REQUIRED TASK:
Review the listing and copy each line that holds the word "full".

SOURCE RECORDS:
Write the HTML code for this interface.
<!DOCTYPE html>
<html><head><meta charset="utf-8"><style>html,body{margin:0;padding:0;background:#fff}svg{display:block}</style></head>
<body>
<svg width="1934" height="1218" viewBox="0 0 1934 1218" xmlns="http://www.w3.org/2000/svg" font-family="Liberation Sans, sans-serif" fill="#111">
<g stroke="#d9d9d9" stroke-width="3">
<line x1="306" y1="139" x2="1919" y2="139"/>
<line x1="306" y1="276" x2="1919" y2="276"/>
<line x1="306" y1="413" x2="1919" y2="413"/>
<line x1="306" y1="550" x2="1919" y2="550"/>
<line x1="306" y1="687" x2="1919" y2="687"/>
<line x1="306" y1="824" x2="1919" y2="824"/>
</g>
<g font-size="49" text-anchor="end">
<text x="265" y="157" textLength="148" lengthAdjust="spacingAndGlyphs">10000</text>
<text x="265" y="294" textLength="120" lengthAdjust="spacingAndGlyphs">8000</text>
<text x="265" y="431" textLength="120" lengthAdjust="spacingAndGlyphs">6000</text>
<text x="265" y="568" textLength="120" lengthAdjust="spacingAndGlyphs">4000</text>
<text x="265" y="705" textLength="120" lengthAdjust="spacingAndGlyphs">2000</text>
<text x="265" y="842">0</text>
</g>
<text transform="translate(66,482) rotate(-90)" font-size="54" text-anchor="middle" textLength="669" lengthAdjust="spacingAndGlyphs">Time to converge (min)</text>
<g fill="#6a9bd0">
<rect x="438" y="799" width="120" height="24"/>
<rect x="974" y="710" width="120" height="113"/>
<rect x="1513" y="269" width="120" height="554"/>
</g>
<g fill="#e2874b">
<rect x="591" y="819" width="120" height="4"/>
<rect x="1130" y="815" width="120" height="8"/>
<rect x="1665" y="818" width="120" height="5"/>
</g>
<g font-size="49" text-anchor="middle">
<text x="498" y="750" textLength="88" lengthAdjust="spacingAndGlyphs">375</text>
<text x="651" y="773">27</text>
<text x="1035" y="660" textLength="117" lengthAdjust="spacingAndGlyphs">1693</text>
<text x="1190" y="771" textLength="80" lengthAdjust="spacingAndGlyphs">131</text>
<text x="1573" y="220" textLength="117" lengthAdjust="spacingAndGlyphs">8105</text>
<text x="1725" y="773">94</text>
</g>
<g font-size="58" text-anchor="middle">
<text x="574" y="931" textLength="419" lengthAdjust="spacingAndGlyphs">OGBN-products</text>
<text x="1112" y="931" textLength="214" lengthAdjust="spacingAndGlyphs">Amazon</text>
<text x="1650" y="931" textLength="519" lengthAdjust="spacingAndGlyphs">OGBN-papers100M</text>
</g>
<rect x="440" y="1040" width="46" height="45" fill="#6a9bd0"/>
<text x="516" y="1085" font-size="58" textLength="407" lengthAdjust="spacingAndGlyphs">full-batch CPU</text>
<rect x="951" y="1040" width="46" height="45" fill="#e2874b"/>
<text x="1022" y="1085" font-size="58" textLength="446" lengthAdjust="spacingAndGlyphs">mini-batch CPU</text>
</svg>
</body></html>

* * *

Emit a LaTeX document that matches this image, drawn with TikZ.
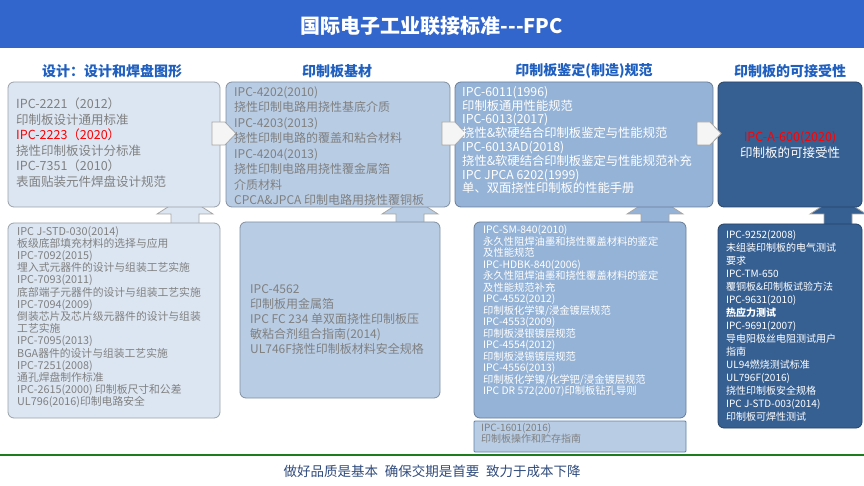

...

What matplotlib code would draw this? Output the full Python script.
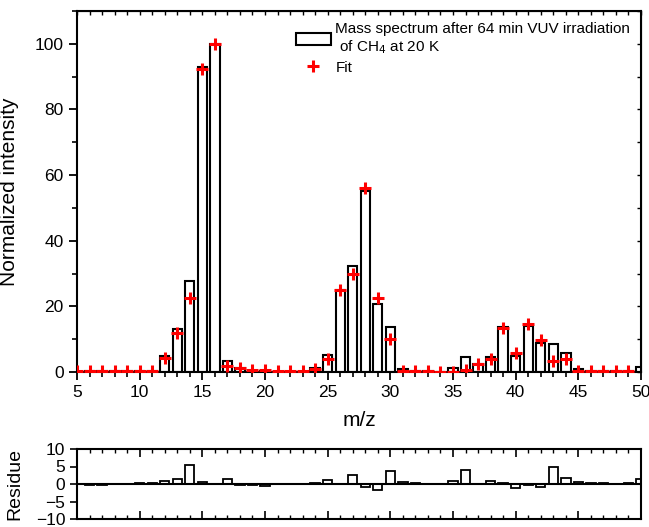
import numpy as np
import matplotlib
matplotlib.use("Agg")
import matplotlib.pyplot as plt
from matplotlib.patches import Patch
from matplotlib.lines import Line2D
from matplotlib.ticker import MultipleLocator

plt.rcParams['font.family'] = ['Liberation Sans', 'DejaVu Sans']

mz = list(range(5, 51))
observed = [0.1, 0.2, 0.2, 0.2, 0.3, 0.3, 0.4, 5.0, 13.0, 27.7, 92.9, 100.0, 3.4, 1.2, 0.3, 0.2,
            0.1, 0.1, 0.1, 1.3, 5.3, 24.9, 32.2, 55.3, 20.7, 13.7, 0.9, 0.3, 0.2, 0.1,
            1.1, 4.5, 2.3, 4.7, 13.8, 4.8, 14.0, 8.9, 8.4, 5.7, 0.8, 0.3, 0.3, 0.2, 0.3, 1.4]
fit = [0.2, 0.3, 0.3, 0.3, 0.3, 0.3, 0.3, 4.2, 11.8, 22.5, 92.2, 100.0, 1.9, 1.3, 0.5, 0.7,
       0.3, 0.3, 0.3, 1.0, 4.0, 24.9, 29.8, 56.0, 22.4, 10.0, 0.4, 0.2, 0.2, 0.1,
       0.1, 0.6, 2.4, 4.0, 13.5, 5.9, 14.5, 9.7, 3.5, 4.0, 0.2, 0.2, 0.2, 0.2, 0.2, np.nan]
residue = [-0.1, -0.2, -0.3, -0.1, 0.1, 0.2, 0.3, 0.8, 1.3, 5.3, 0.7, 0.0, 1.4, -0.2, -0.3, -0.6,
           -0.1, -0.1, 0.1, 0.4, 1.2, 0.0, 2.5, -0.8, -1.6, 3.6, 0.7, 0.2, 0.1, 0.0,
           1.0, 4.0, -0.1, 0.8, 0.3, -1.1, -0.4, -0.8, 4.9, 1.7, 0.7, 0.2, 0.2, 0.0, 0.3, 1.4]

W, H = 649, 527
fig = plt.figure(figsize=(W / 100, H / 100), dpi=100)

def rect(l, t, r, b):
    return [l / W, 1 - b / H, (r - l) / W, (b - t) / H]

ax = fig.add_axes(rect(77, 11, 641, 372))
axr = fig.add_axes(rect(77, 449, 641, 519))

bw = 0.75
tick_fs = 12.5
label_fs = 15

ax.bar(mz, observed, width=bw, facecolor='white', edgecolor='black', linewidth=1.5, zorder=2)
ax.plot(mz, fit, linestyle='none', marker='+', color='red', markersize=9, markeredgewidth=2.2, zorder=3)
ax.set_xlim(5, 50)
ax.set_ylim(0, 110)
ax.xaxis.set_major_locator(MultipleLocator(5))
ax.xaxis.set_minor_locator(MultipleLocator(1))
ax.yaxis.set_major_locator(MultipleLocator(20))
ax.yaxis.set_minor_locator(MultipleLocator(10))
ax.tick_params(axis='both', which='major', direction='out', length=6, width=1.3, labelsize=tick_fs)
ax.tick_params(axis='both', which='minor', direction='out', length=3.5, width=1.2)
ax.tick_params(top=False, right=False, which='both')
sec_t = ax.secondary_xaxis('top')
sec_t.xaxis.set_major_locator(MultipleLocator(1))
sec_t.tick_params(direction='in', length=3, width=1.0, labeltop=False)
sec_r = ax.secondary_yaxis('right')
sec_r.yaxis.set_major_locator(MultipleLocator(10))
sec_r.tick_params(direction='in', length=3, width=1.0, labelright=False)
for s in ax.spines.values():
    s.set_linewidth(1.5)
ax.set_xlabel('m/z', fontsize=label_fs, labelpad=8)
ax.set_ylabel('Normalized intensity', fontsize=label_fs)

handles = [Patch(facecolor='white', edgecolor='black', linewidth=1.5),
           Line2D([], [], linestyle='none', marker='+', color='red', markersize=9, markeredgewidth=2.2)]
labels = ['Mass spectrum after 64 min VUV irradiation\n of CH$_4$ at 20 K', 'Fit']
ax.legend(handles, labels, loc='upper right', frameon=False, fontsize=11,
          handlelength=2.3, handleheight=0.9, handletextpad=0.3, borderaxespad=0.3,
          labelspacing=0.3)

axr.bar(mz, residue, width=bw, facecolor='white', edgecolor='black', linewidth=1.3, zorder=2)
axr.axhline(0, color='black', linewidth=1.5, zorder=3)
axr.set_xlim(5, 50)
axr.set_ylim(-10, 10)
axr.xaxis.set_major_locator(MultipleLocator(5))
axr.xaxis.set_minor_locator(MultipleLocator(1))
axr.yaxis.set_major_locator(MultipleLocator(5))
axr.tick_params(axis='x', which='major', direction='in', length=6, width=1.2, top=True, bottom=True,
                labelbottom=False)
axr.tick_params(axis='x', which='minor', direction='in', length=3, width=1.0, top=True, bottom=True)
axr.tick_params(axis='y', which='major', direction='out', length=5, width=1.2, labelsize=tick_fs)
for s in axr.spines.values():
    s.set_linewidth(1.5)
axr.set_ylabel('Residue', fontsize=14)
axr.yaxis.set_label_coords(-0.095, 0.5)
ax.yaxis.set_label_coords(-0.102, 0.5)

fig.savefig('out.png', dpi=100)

WRITTEN REPLY:
<text x="516" y="1085" font-size="58" textLength="407" lengthAdjust="spacingAndGlyphs">full-batch CPU</text>
What matplotlib code would draw this? Output the full Python script.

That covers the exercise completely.